Quant Foundry execs Chris Cormack and David Kelly elaborate on a methodology for low probability default modeling using a neural network approach in a recent issue of Intelligent Risk, a publication from the Professional Risk Managers’ International Association.
The drivers underlying development of the methodology described in the article are challenges posed by regulators, and the desire of asset and treasury managers to improve their portfolio investment decisions for low profitability defaults (LPD) such as sovereigns, through improved forecasting methods.
LPD by definition happens infrequently and the available data is restricted, as there are no more than 200 sovereign issuers. Traditional statistical techniques that link disparate probability distributions are hampered by fragmented market data, with quality concentrated in developed country issuers.

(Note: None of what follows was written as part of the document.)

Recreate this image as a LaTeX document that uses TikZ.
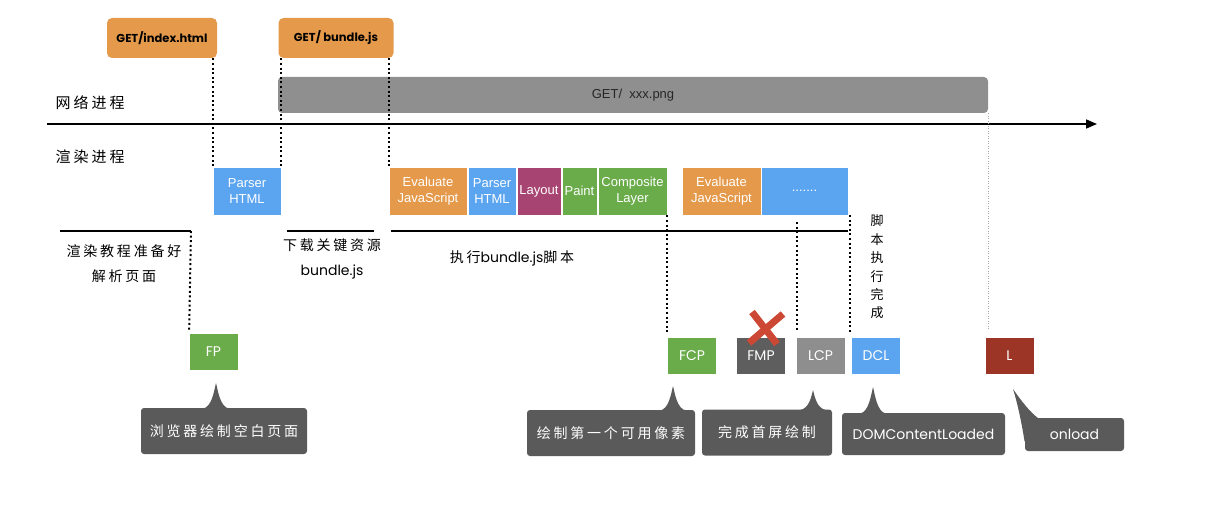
\documentclass[tikz,border=0pt]{standalone}
\usepackage{fontspec}
\setmainfont{Liberation Sans}
\newfontfamily\cjk{Noto Sans CJK SC}[LetterSpace=20]
\newfontfamily\rndfont{Poppins}
\usetikzlibrary{arrows.meta,calc}
\definecolor{getorange}{HTML}{E59A4B}
\definecolor{stepblue}{HTML}{5BA4EF}
\definecolor{layoutpink}{HTML}{A84472}
\definecolor{paintgreen}{HTML}{6AAB4A}
\definecolor{bargray}{HTML}{8F8F8F}
\definecolor{bubblegray}{HTML}{5A5A5A}
\definecolor{fmpgray}{HTML}{5E5E5E}
\definecolor{lcpgray}{HTML}{8E8E8E}
\definecolor{lred}{HTML}{9C3525}
\definecolor{crossred}{HTML}{CD4834}

\begin{document}
\begin{tikzpicture}[x=1pt,y=-1pt,line width=0.8 pt,
	blk/.style={draw=white, line width=0.6pt, text=white, inner sep=0pt, align=center, minimum height=48pt, font=\fontsize{13}{16}\selectfont},
	req/.style={fill=getorange, rounded corners=5pt, inner sep=0pt, minimum height=40pt, font=\rndfont\bfseries\fontsize{11.5}{13}\selectfont},
	mk/.style={text=white, inner sep=0pt, minimum width=48pt, minimum height=36pt, font=\rndfont\fontsize{14}{16}\selectfont},
	bubble/.style={fill=bubblegray, text=white, rounded corners=3pt, inner sep=0pt, minimum height=46pt, font=\cjk\fontsize{14}{16}\selectfont},
	lab/.style={inner sep=0pt, font=\cjk\fontsize{15}{18}\selectfont},
	note/.style={inner sep=0pt, align=center, font=\cjk\fontsize{14}{25}\selectfont},
	dots/.style={line width=2pt, dash pattern=on 2pt off 2.6pt},
	ldots/.style={draw=gray!70, line width=1.2pt, dash pattern=on 1pt off 1.5pt},
	bar/.style={line width=1.6pt}]
\useasboundingbox (0,0) rectangle (1214,524);

\node[req, minimum width=110pt] (getindex) at (162,38) {GET/index.html};
\node[req, minimum width=115pt] (getbundle) at (336,38) {GET/ bundle.js};
\node[fill=bargray, text=black!85, rounded corners=4pt, inner sep=0pt, minimum width=710pt, minimum height=36pt, font=\fontsize{13}{15}\selectfont] (png) at (633,95) {GET/ \ xxx.png};

\node[lab] (net) at (90,103) {网络进程};
\node[lab] (render) at (90,157) {渲染进程};
\draw[bar, -{Triangle[length=11pt, width=9pt]}] (47,124) coordinate (ax0) -- (1097,124) coordinate (ax1);

\node[blk, fill=stepblue, minimum width=68pt] (parser1) at (247,191) {Parser\\HTML};
\node[blk, fill=getorange, minimum width=78pt] (ev1) at (428,191) {Evaluate\\JavaScript};
\node[blk, fill=stepblue, minimum width=48pt] (parser2) at (492,191) {Parser\\HTML};
\node[blk, fill=layoutpink, minimum width=44pt] (layout) at (539,191) {Layout};
\node[blk, fill=paintgreen, minimum width=35pt] (paint) at (579.5,191) {Paint};
\node[blk, fill=paintgreen, minimum width=69pt] (comp) at (632.5,191) {Composite\\Layer};
\node[blk, fill=getorange, minimum width=79pt] (ev2) at (721.5,191) {Evaluate\\JavaScript};
\node[blk, fill=stepblue, minimum width=87pt] (more) at (804.5,191) {.......};

\draw[dots] (getindex.south east -| parser1.north west)--(parser1.north west);
\draw[dots] (getbundle.south west -| parser1.north east)--(parser1.north east);
\draw[dots] (getbundle.south east -| ev1.north west)--(ev1.north west);

\draw[bar] (60,231) coordinate (u1)--(191,231) coordinate (u1e);
\draw[bar] (287,231) coordinate (u2)--(374,231) coordinate (u2e);
\draw[bar] (391,231) coordinate (u3)--(848,231) coordinate (u3e);

\node[note] (prep) at (124,264) {渲染教程准备好\\解析页面};
\node[note] (dl) at (332,259) {下载关键资源\\{\rndfont bundle.js}};
\node[inner sep=0pt, font=\fontsize{14}{16}\selectfont] (exec) at (512,258) {{\cjk 执行}{\rndfont bundle.js}{\cjk 脚本}};
\node[inner sep=0pt, align=center, font=\cjk\fontsize{13}{18.4}\selectfont] (done) at (877,267) {脚\\本\\执\\行\\完\\成};

\node[mk, fill=paintgreen] (fp) at (213.5,352) {FP};
\node[mk, fill=paintgreen] (fcp) at (692,356) {FCP};
\node[mk, fill=fmpgray] (fmp) at (761,356) {FMP};
\node[mk, fill=lcpgray] (lcp) at (820.5,356) {LCP};
\node[mk, fill=stepblue] (dcl) at (876,356) {DCL};
\node[mk, fill=lred] (lbox) at (1009.5,356) {L};

\draw[dots, shorten >=4pt] (u1e)--(fp.north west);
\draw[dots, shorten >=3pt] (comp.south east)--(comp.south east |- fcp.north);
\draw[dots, shorten >=8pt] (797,222) coordinate (lcptop)--(lcptop |- lcp.north);
\draw[dots, shorten >=4pt] (850,215) coordinate (dcltop)--(dcltop |- dcl.north);
\draw[ldots, shorten >=8pt] (png.south east)--(png.south east |- lbox.north);

\draw[crossred, line width=7pt] (752,312)--(777,344);
\draw[crossred, line width=7pt] (783,314)--(749,343);

\node[bubble, minimum width=166pt] (c1) at (224,431) {浏览器绘制空白页面};
\node[bubble, minimum width=168pt] (c2) at (611,433) {绘制第一个可用像素};
\node[bubble, minimum width=130pt] (c3) at (767,432.5) {完成首屏绘制};
\node[bubble, minimum width=163pt, minimum height=42pt, font=\rndfont\fontsize{14}{16}\selectfont] (c4) at (923.5,434) {DOMContentLoaded};
\node[bubble, minimum width=99pt, minimum height=33pt, font=\rndfont\fontsize{14}{16}\selectfont] (c5) at (1074.5,434.5) {onload};

\coordinate (t1) at (216,383);
\coordinate (t2) at (673,386);
\coordinate (t3) at (813,390);
\coordinate (t4) at (873,387);
\coordinate (t5) at (1013,389);
\foreach \t/\c in {t1/c1,t2/c2,t3/c3,t4/c4}{
	\fill[bubblegray] ($(\t |- \c.north)+(-13,1)$) .. controls +(9,-2) and +(-2,8) .. (\t) .. controls +(2,8) and +(-9,-2) .. ($(\t |- \c.north)+(13,1)$)--cycle;
}
\fill[bubblegray] (t5) .. controls (1018,405) and (1022,425) .. ($(c5.north west)+(0,24)$)--($(c5.north west)+(14,1)$) .. controls (1030,412) and (1022,402) .. (t5);

\end{tikzpicture}
\end{document}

Countries fail on their external obligations for many reasons, but there is a pattern of behavior that an analyst would look for in the anticipation that history does repeat itself. Examples include material expansion of external debt, ambitious infrastructure programs, autocratic or corrupt government, and low GDP per head of population. Market data such as yield curves provide a consensus of relative risk-reward from investors based on capital flows, but such data does not capture the whole and tends to understate the credit risk of sovereigns.
The expertise incorporated by the methodology designers combines industry credit risk knowledge, traditional analytical methods and deep understanding of neural network tools, to leverage off a wider selection of empirical data. The approach taken is to break down the thought process of a credit analyst who uses both market and non-market data indicators and replicate it using a model that provides a powerful, unbiased and potentially superior default predictor.